Every four weeks, along with the delicious vegetables, fruits, eggs, and bread, Breezy Willow throws in a locally-sourced “bonus” item. This week, it was Wild Pea hummous.
The full share: kale, beets, red potatoes, rainbow carrots, Brussels sprouts, apples (7 Fuji, 5 York), Minneolas, eggs, and bread (I picked Great Harvest challah).
And, of course, the hummous. I may have held up the line for a teensy bit while I dithered over which hummous to take home. (For the record, the choices were curry, “vampire slayer” garlic, Old Bay, or “Asian fire” chili. I eventually decided to go local and went with the Old Bay.)
I also had to get another shot of all those gorgeous rainbow carrots.

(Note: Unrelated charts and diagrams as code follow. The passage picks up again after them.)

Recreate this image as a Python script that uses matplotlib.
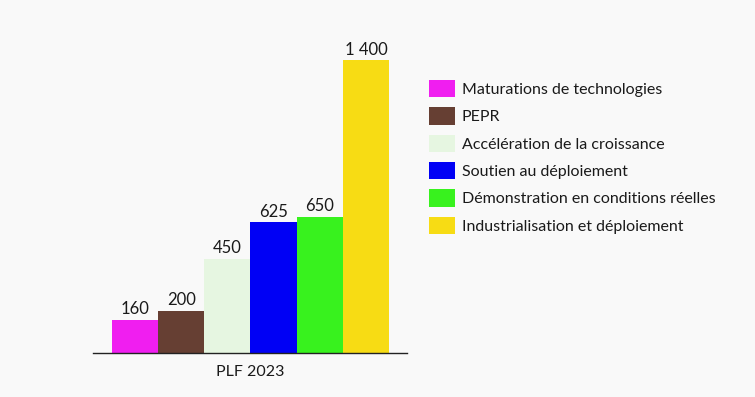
import matplotlib.pyplot as plt
from matplotlib.patches import Patch

# data
categories = [
    "Maturations de technologies",
    "PEPR",
    "Accélération de la croissance",
    "Soutien au déploiement",
    "Démonstration en conditions réelles",
    "Industrialisation et déploiement",
]
values = [160, 200, 450, 625, 650, 1400]
value_labels = ["160", "200", "450", "625", "650", "1 400"]
colors = ["#F01EF0", "#663F33", "#E6F6E1", "#0000F5", "#38F21E", "#F7DC14"]
group_label = "PLF 2023"

plt.rcParams["font.family"] = ["Lato", "DejaVu Sans"]

fig = plt.figure(figsize=(7.55, 3.97), dpi=100)
fig.patch.set_facecolor("#F9F9F9")
ax = fig.add_axes([93 / 755, 44 / 397, 314 / 755, 333 / 397])
ax.set_facecolor("#F9F9F9")

x = list(range(len(values)))
bars = ax.bar(x, values, width=1.0, color=colors, edgecolor="none")

for b, lab in zip(bars, value_labels):
    ax.annotate(lab, (b.get_x() + b.get_width() / 2, b.get_height()),
                xytext=(0, 2), textcoords="offset points",
                ha="center", va="bottom", fontsize=12, color="#1a1a1a")

ax.set_xlim(-0.91, 5.89)
ax.set_ylim(0, 1593)
for s in ["top", "right", "left"]:
    ax.spines[s].set_visible(False)
ax.spines["bottom"].set_color("#222222")
ax.spines["bottom"].set_linewidth(1.0)
ax.set_yticks([])
ax.set_xticks([2.5])
ax.set_xticklabels([group_label], fontsize=11.5, color="#1a1a1a")
ax.tick_params(axis="x", length=0, pad=9)

handles = [Patch(facecolor=c, edgecolor="none") for c in colors]
fig.legend(handles, categories, loc="upper left",
           bbox_to_anchor=(429 / 755, 1 - 80 / 397),
           frameon=False, fontsize=11.5, borderpad=0, borderaxespad=0,
           handlelength=1.65, handleheight=1.3, handletextpad=0.4,
           labelspacing=0.62, labelcolor="#1a1a1a")

fig.savefig("out.png", dpi=100, facecolor=fig.get_facecolor())
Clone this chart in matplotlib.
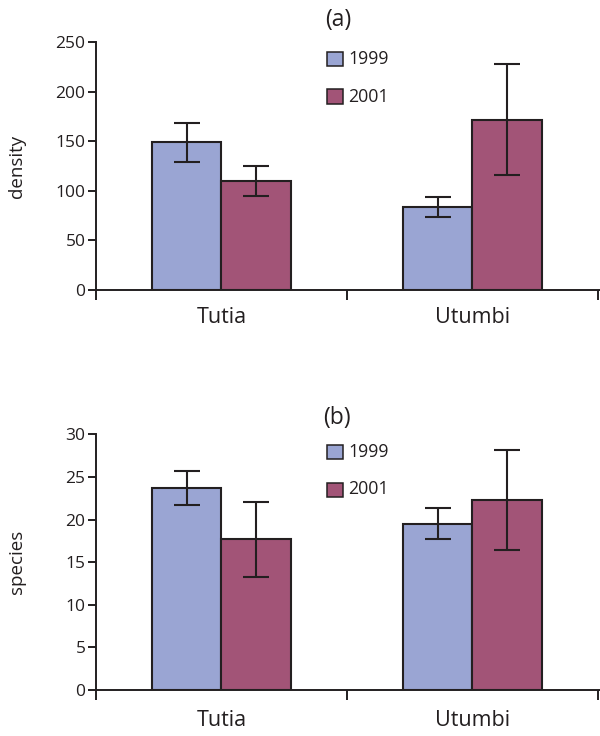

I think the rainbow carrots are always so pretty – not just the colors, but the unique shapes. I read an article recently (NPR: Think Nobody Wants to Buy Ugly Fruits and Veggies? Think Again) about how “ugly” produce is saved from waste bins, and when I looked at the pictures of the ugly produce, I was shocked. They looked perfectly good!
Then I remembered that whenever I go back to produce-shopping in the winter, after the CSA has ended and the farmer’s market has closed, I’m always a little put off by the shiny perfection of the vegetables. All the carrots are straight, all the apples are round and shiny, the greenery gleams with freshly-sprayed water droplets; if something is bruised, crooked, or dirty, it looks out of place. It’s like shopping out of a catalog: unreal, almost plastic.
Poor lumpy, dirty vegetables; in that context, I can understand why stores wouldn’t stock them. But they’re just as tasty, and I really do feel closer to the source of my food when I peel a crooked carrot, or flick a little green worm off the tip of my corn cob. It’s good to know where your food comes from, and all the different shapes in which it can present itself. And imperfections can actually be good indicators of quality. My dad used to say, whenever I found an apple with a hole pecked out of it: good choice; the birds know which apples are the tastiest.